One of the interesting movements is the emerging connections between the contemporary arts and sciences around climate change driven by human activity. These emerging connections stand in opposition to “denialism,” a highly ideological formation dedicated to defending deregulated economic growth and the protection of the entrenched power of the fossil fuel corporations that made Australia into a modern industrial capitalist society in the second part of the 20th century. This is the assertion of naked political power for short-term self-interest.
A local example of the emerging connections is the upcoming Dire exhibition at the South Coast Regional Art Centre (Old Goolwa Police Station), which is part of the Alexandrina Council’s Just Add Water 2016 festival. It is entitled Dire because our western civilisation during the Anthropocene is still unable to live within its ecological limits; in spite of the new climate reality and Australia being identified as one of the developed countries most at risk from the adverse impacts of climate change.
This is an out take from an eco-photoshoot in the Coorong, in South Australia, for the Dire exhibition:
In southern Australia the reduced rainfall scenario isn’t good news for the ecological health of the rivers in the Murray-Darling Basin, whilst the coastal cities and towns on both the eastern and southern seaboard face threats from the rising sea levels. What is happening to the ecological health of the Coorong from the reduced environmental flows gives rise to feeling blue—- depression, sadness, melancholy–associated with a sense of deep time and climate crisis.
Climate change is deeply disturbing and very hard to live with.

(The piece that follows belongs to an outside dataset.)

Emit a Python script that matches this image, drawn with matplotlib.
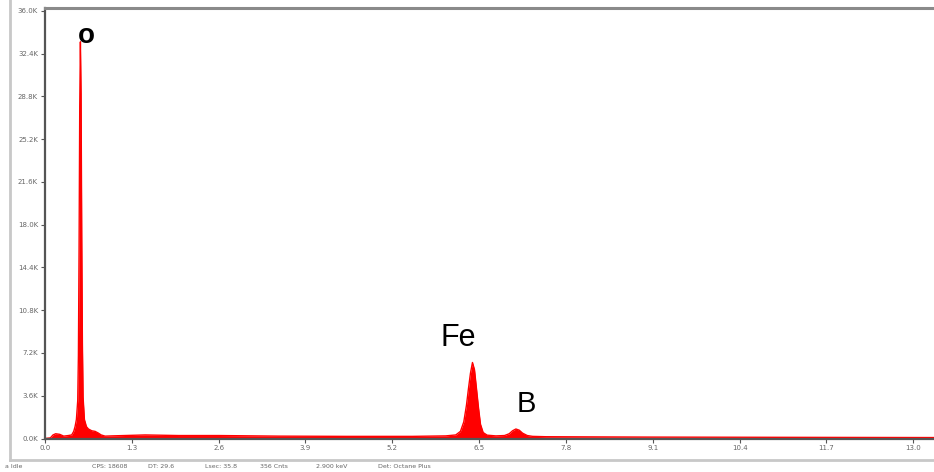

We know and understand the implications of the science but we continue living–habitus— as we have been—an emotional denialism with its resistance to change. So we continue to live in parallel worlds. We think in one way and live in another.
The connections often take the form of networks of Australian creative responses to climate change, such as the Australian Environmental Humanities hub and Climartev. The former is a site for the gathering, dissemination and coordination of news, events, short courses and other happenings in the emerging field of the Environmental Humanities. The latter is Melbourne based and it brings together a broad alliance of arts organisations, practitioners, administrators, patrons and academics from across the spectrum of the arts sector, including the visual arts, music, theatre, dance, literature, architecture, and cinema. They organised the Melbourne based Art+Climate Change Festival in 2015.
We now face increased global temperatures beyond the small 1% changes of the mediaeval warming and the little ice age of the 16-18th centuries. This global gives rise to doubt an emotional denialism and habitual avoidance about our unwanted dystopian future. One response to being faced with a reality of a climate crisis that is too uncomfortable to accept, we reject it instead, insisting that it is not true despite what may be overwhelming evidence of science.